According to Antonov officials, this Ukrainian commuter is scheduled to be ready to fly around the beginning of next year with Russian engines, and could be certificated by the end of this year. Again according to Antonov, "23 CIS airline companies CIS have signed commitments to buy more than 150 An-140's." Deliveries are to commence in 1996/1997. The Khartov plant will be responsible for mass-production of the commuter. Antonov appears to be speeding up its project, while its rival, the Il-114, is still having optimization problems. After more than five years of flight testing and a timid operating start, Ilyushin's commuter is still not certificated for the transport of passengers. It seems, however, that its power plant (Klimov TV7-117 turboprops) problems have been resolved and that Russian certification may be obtained around the beginning of next year. In view of this delay, some airline companies, such as Uzbekistan Airlines, which has two of these Il-114 planes, are using them to haul freight. This has led Ilyushin to develop a cargo version, which with a maximum weight at takeoff increased by 800 kg relative to the all-passenger version, for an MTOW of 23.5 mt, can transport a payload of 6 mt over a nonstop distance of 1,000 km, and has a side loading hatch (3.3 m by 1.78 m) at the rear of the fuselage.

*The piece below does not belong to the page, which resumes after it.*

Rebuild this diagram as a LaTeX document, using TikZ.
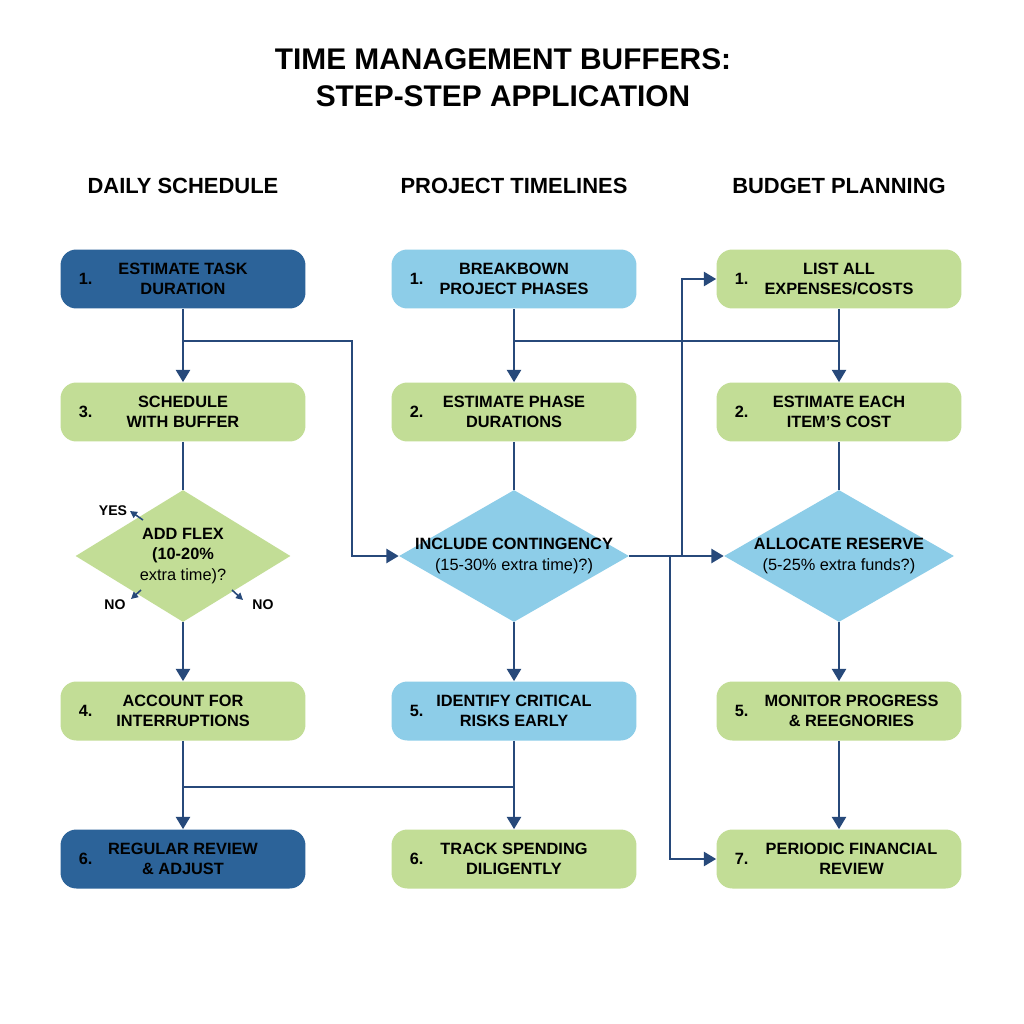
\documentclass[tikz,border=0pt]{standalone}
\usepackage{fontspec}
\setmainfont{Liberation Sans}
\usetikzlibrary{shapes.geometric,arrows.meta}
\definecolor{darkbox}{HTML}{2C6399}
\definecolor{lightbox}{HTML}{8DCDE8}
\definecolor{greenbox}{HTML}{C2DD96}
\definecolor{linkblue}{HTML}{27497A}
\tikzset{
  stepbox/.style={rounded corners=9pt, minimum width=4.9cm, minimum height=1.18cm,
    align=center, font=\fontsize{9.3}{11.5}\selectfont\bfseries, inner sep=0pt},
  darkstep/.style={stepbox, fill=darkbox},
  lightstep/.style={stepbox, fill=lightbox},
  greenstep/.style={stepbox, fill=greenbox},
  decision/.style={diamond, minimum width=4.3cm, minimum height=2.64cm, inner sep=0pt},
  dtext/.style={align=center, font=\fontsize{9.3}{11.5}\selectfont\bfseries},
  num/.style={anchor=west, xshift=0.25cm, font=\fontsize{9.3}{11}\selectfont\bfseries},
  link/.style={draw=linkblue, line width=1.3pt},
  arr/.style={link, -{Triangle[length=7pt,width=8pt]}},
  small/.style={font=\fontsize{8}{9}\selectfont\bfseries}
}
\begin{document}
\begin{tikzpicture}[x=0.02cm, y=-0.02cm]
  \useasboundingbox[fill=white] (0,0) rectangle (1024,1024);

  % title and headers
  \node (title) at (503,78) [align=center, font=\fontsize{17}{21}\selectfont\bfseries]
    {TIME MANAGEMENT BUFFERS:\\STEP-STEP APPLICATION};
  \node (h1) at (183,186) [font=\fontsize{12.5}{14}\selectfont\bfseries] {DAILY SCHEDULE};
  \node (h2) at (514,186) [font=\fontsize{12.5}{14}\selectfont\bfseries] {PROJECT TIMELINES};
  \node (h3) at (839,186) [font=\fontsize{12.5}{14}\selectfont\bfseries] {BUDGET PLANNING};

  % daily schedule
  \node (d1) at (183,279) [darkstep, label={[num]west:1.}] {ESTIMATE TASK\\DURATION};
  \node (d3) at (183,412) [greenstep, label={[num]west:3.}] {SCHEDULE\\WITH BUFFER};
  \node (dq) at (183,556) [decision, fill=greenbox] {};
  \node (dqt) at (dq) [dtext] {ADD FLEX\\(10-20\%\\\mdseries extra time)?};
  \node (d4) at (183,711) [greenstep, label={[num]west:4.}] {ACCOUNT FOR\\INTERRUPTIONS};
  \node (d6) at (183,859) [darkstep, label={[num]west:6.}] {REGULAR REVIEW\\\& ADJUST};
  \node (yes) at (113,511) [small] {YES};
  \node (no1) at (115,605) [small] {NO};
  \node (no2) at (263,605) [small] {NO};

  % project timelines
  \node (p1) at (514,279) [lightstep, label={[num]west:1.}] {BREAKBOWN\\PROJECT PHASES};
  \node (p2) at (514,412) [greenstep, label={[num]west:2.}] {ESTIMATE PHASE\\DURATIONS};
  \node (pq) at (514,556) [decision, minimum width=4.6cm, fill=lightbox] {};
  \node (pqt) at (pq) [dtext] {INCLUDE CONTINGENCY\\\mdseries(15-30\% extra time)?)};
  \node (p5) at (514,711) [lightstep, label={[num]west:5.}] {IDENTIFY CRITICAL\\RISKS EARLY};
  \node (p6) at (514,859) [greenstep, label={[num]west:6.}] {TRACK SPENDING\\DILIGENTLY};

  % budget planning
  \node (b1) at (839,279) [greenstep, label={[num]west:1.}] {LIST ALL\\EXPENSES/COSTS};
  \node (b2) at (839,412) [greenstep, label={[num]west:2.}] {ESTIMATE EACH\\ITEM'S COST};
  \node (bq) at (839,556) [decision, minimum width=4.6cm, fill=lightbox] {};
  \node (bqt) at (bq) [dtext] {ALLOCATE RESERVE\\\mdseries(5-25\% extra funds?)};
  \node (b5) at (839,711) [greenstep, label={[num]west:5.}] {\hspace{0.5cm}MONITOR PROGRESS\\\hspace{0.5cm}\& REEGNORIES};
  \node (b7) at (839,859) [greenstep, label={[num]west:7.}] {\hspace{0.5cm}PERIODIC FINANCIAL\\\hspace{0.5cm}REVIEW};

  \coordinate (j1) at (183,341);
  \coordinate (j2) at (514,341);
  \coordinate (j3) at (183,787);
  \coordinate (j4) at (682,556);
  \coordinate (j5) at (670,556);

  % connectors
  \draw [arr] (d1) -- (d3);
  \draw [arr] (j1) -| (352,556) -- (pq.west);
  \draw [link] (d3) -- (dq);
  \draw [arr] (dq) -- (d4);
  \draw [arr] (d4) -- (d6);
  \draw [link] (j3) -| (p5.south);
  \draw [arr] (p5) -- (p6);
  \draw [arr] (p1) -- (p2);
  \draw [link] (j2) -- (839,341);
  \draw [arr] (b1) -- (b2);
  \draw [link] (p2) -- (pq);
  \draw [arr] (pq) -- (p5);
  \draw [arr] (pq.east) -- (bq.west);
  \draw [arr] (j4) |- (b1.west);
  \draw [arr] (j5) |- (b7.west);
  \draw [link] (b2) -- (bq);
  \draw [arr] (bq) -- (b5);
  \draw [arr] (b5) -- (b7);
  \draw [linkblue, line width=0.9pt, -{Triangle[length=4pt,width=4pt]}] (143,520) -- (130,511);
  \draw [linkblue, line width=0.9pt, -{Triangle[length=4pt,width=4pt]}] (141,590) -- (131,599);
  \draw [linkblue, line width=0.9pt, -{Triangle[length=4pt,width=4pt]}] (232,590) -- (243,600);
\end{tikzpicture}
\end{document}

Another planned modification: the power plant. Ilyushin offers to substitute PW127's for the Russian turboprops, and has signed an agreement to this effect with Pratt & Whitney Canada. In this case, the Ilyushin commuter would take the designation Il-114PC.

Indeed, this project could come to fruition rather rapidly, in that the Canadian turboprop is expected to be "Russianized" very quickly. The Canadian builder has in fact confirmed that under its agreement with Klimov, the PW127 will be the first engine of its product line built in its entirety under license by Ilyushin, the others being merely assembled in Russia. It will then bear the designation TV3000 and its production will begin in 1997 with certification targeted for 1999.